In 2007, Skygold conducted soil sampling over a large area of grid lines that extended south from Manson Creek covering Skelton and Lost creeks and further south over the upper reaches of a tributary of Boulder Creek (just west of the Blackjack Mountain occurrence (093N 148). The grid extended to the east over an unnamed north-flowing tributary creek of Manson River, just east of the Black Hawk prospect (Assessment Report 29898).
In 2008, work completed by Skygold included an eight-hole diamond drilling program in the Kathy prospect area (MINFILE 093N 030), regional reconnaissance rock sampling (160 samples), geological mapping and a geophysical airborne magnetic survey, which consisted of a large helicopter-borne magnetic gradiometer and very low frequency electromagnetic survey over much of their Manson Creek property.
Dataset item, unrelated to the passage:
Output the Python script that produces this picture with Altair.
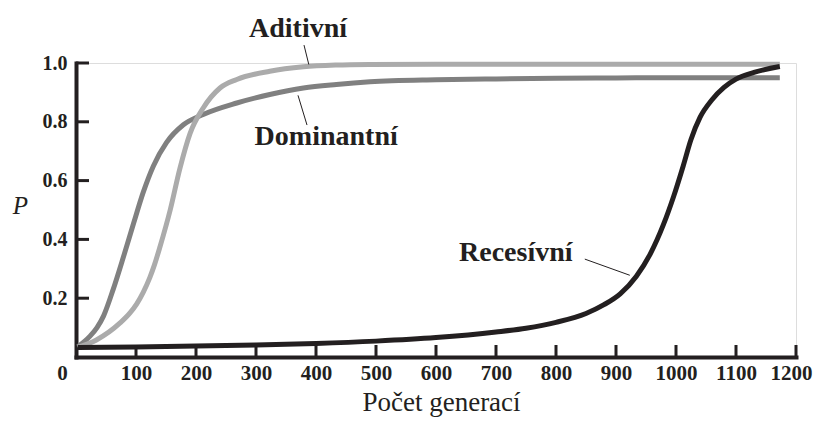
import altair as alt
import pandas as pd

# ---- data ----
gen_dom = [3, 23, 35, 46, 62, 79, 96, 112, 129, 151, 179, 212, 268, 323, 379, 434, 490, 600, 700, 800, 900, 1000, 1100, 1173]
p_dom = [0.035, 0.07, 0.10, 0.14, 0.23, 0.34, 0.455, 0.56, 0.65, 0.73, 0.79, 0.825, 0.864, 0.893, 0.915, 0.927, 0.936, 0.943, 0.946, 0.948, 0.949, 0.95, 0.95, 0.95]

gen_add = [3, 34, 73, 90, 101, 112, 123, 131, 140, 157, 173, 190, 212, 240, 268, 323, 379, 434, 490, 600, 800, 1000, 1173]
p_add = [0.033, 0.058, 0.115, 0.15, 0.18, 0.22, 0.27, 0.315, 0.375, 0.50, 0.64, 0.76, 0.847, 0.915, 0.944, 0.972, 0.987, 0.993, 0.995, 0.996, 0.996, 0.996, 0.996]

gen_rec = [3, 100, 200, 300, 400, 500, 600, 700, 750, 800, 850, 880, 907, 934, 957, 979, 996, 1012, 1025, 1040, 1060, 1080, 1100, 1130, 1173]
p_rec = [0.032, 0.034, 0.037, 0.041, 0.046, 0.054, 0.066, 0.085, 0.098, 0.118, 0.148, 0.178, 0.215, 0.275, 0.35, 0.45, 0.546, 0.65, 0.74, 0.815, 0.875, 0.917, 0.945, 0.968, 0.988]

series_names = ["Dominantní", "Aditivní", "Recesívní"]
series_colors = ["#808080", "#ababab", "#231f20"]

x_tick_values = [0, 100, 200, 300, 400, 500, 600, 700, 800, 900, 1000, 1100, 1200]
y_tick_values = [0.2, 0.4, 0.6, 0.8, 1.0]

# annotation labels (data coordinates)
label_text = ["Aditivní", "Dominantní", "Recesívní"]
label_g = [370, 417, 733]
label_p = [1.115, 0.748, 0.354]
leader_g1 = [380, 370, 848]
leader_p1 = [1.061, 0.89, 0.333]
leader_g2 = [388, 385, 923]
leader_p2 = [0.995, 0.789, 0.278]

INK = "#231f20"
SERIF = "Liberation Serif"

xs = alt.Scale(domain=[0, 1200], nice=False, zero=False)
ys = alt.Scale(domain=[0, 1], nice=False, zero=False)

x_axis = alt.Axis(
    values=x_tick_values, format="d", ticks=False, tickSize=0, grid=False,
    domainWidth=4, domainColor=INK, domainCap="square",
    labelFont=SERIF, labelFontWeight="bold", labelFontSize=21, labelColor=INK,
    labelPadding=5, labelAngle=0, labelFlush=False, labelOverlap=False,
    labelOffset={"condition": [{"test": "datum.value == 0", "value": -14},
                               {"test": "datum.value == 1200", "value": -5}], "value": 0},
    title="Počet generací", titleFont=SERIF, titleFontSize=27, titleFontWeight="normal",
    titleColor=INK, titleX=365, titleY=53, titleBaseline="alphabetic", titleAlign="center",
)
y_axis = alt.Axis(
    values=y_tick_values, format=".1f", ticks=False, tickSize=0, grid=False,
    domainWidth=4, domainColor=INK, domainCap="square",
    labelFont=SERIF, labelFontWeight="bold", labelFontSize=20, labelColor=INK,
    labelPadding=9, labelFlush=False, labelOverlap=False,
    title="P", titleFont=SERIF, titleFontSize=25, titleFontWeight="normal",
    titleFontStyle="italic", titleColor=INK, titleAngle=0,
    titleX=-56, titleY=142, titleAlign="center", titleBaseline="middle",
)

X = alt.X("g:Q", scale=xs, axis=x_axis)
Y = alt.Y("P:Q", scale=ys, axis=y_axis)

layers = []
for name, col, gs, ps in zip(series_names, series_colors, [gen_dom, gen_add, gen_rec], [p_dom, p_add, p_rec]):
    df = pd.DataFrame({"g": gs, "P": ps})
    layers.append(
        alt.Chart(df).mark_line(color=col, strokeWidth=5, interpolate="monotone", strokeCap="butt").encode(x=X, y=Y)
    )

xt = pd.DataFrame({"g": x_tick_values[1:], "P": [0] * (len(x_tick_values) - 1)})
layers.append(alt.Chart(xt).mark_tick(orient="vertical", size=12, thickness=3, yOffset=-6, color=INK, opacity=1).encode(x=X, y=Y))

yt = pd.DataFrame({"g": [0] * len(y_tick_values), "P": y_tick_values})
layers.append(alt.Chart(yt).mark_tick(orient="horizontal", size=13, thickness=3, xOffset=6.5, color=INK, opacity=1).encode(x=X, y=Y))

leaders = pd.DataFrame({"g": leader_g1, "P": leader_p1, "g2": leader_g2, "P2": leader_p2})
layers.append(alt.Chart(leaders).mark_rule(color=INK, strokeWidth=1).encode(x=X, y=Y, x2="g2:Q", y2="P2:Q"))

labels = pd.DataFrame({"g": label_g, "P": label_p, "t": label_text})
layers.append(
    alt.Chart(labels).mark_text(font=SERIF, fontSize=28, fontWeight="bold", color=INK, baseline="middle", align="center")
    .encode(x=X, y=Y, text="t:N")
)

chart = alt.layer(*layers).properties(
    width=720, height=294, autosize="none",
    padding={"left": 68, "top": 55, "right": 17, "bottom": 61},
).configure_view(stroke=None).configure(background="white")

chart.save("out.html", embed_options={"renderer": "svg", "actions": False})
The survey, totalling 1580 line-kilometres, was flown in September, 2008 and covered the following MINFILE occurrences: Blackhawk (093N 022), Asp (093N 027), Berthold (093N 028), Kathy (093N 030), Kildare Gulch (093N 057), Lost Creek (093N 060), Manson River (093N 061), Boulder Creek (093N 088), AJM (093N 136), Bold 1 (093N 137), Blackjack Mountain (093N 148) and Bold 2 (093N 197). Of these, Kildare Gulch, Manson River and Boulder Creek are placer deposits. See Assessment Report 30701 for a full report on the aeromagnetic survey.
In 2017, Angel Jade Mines Ltd. carried out a field program with the intention of locating hard-rock sources of placer gold, and to determine if gold and base metal anomalies within the listwanite exposures could be used as a vector to high-grade mineralization. The field program focused on three regions within the Manson Creek area, the Big Bend area near the southern extent of the claim group, the Gary’s Pit area within the eastern extent of the claim group and the Blackjack Creek area within the northern extent of the claim group. Between the three regions, a total of 62 rock samples were collected and assayed. The assays returned no values of economic interest and it was suggested that future exploration would benefit from structural mapping in locating the quartz-vein–hosted coarse gold.
Refer to Kathy (093N 030) for details of the Manson Creek project, of which the Black Hawk prospect was part of in the late 2000s.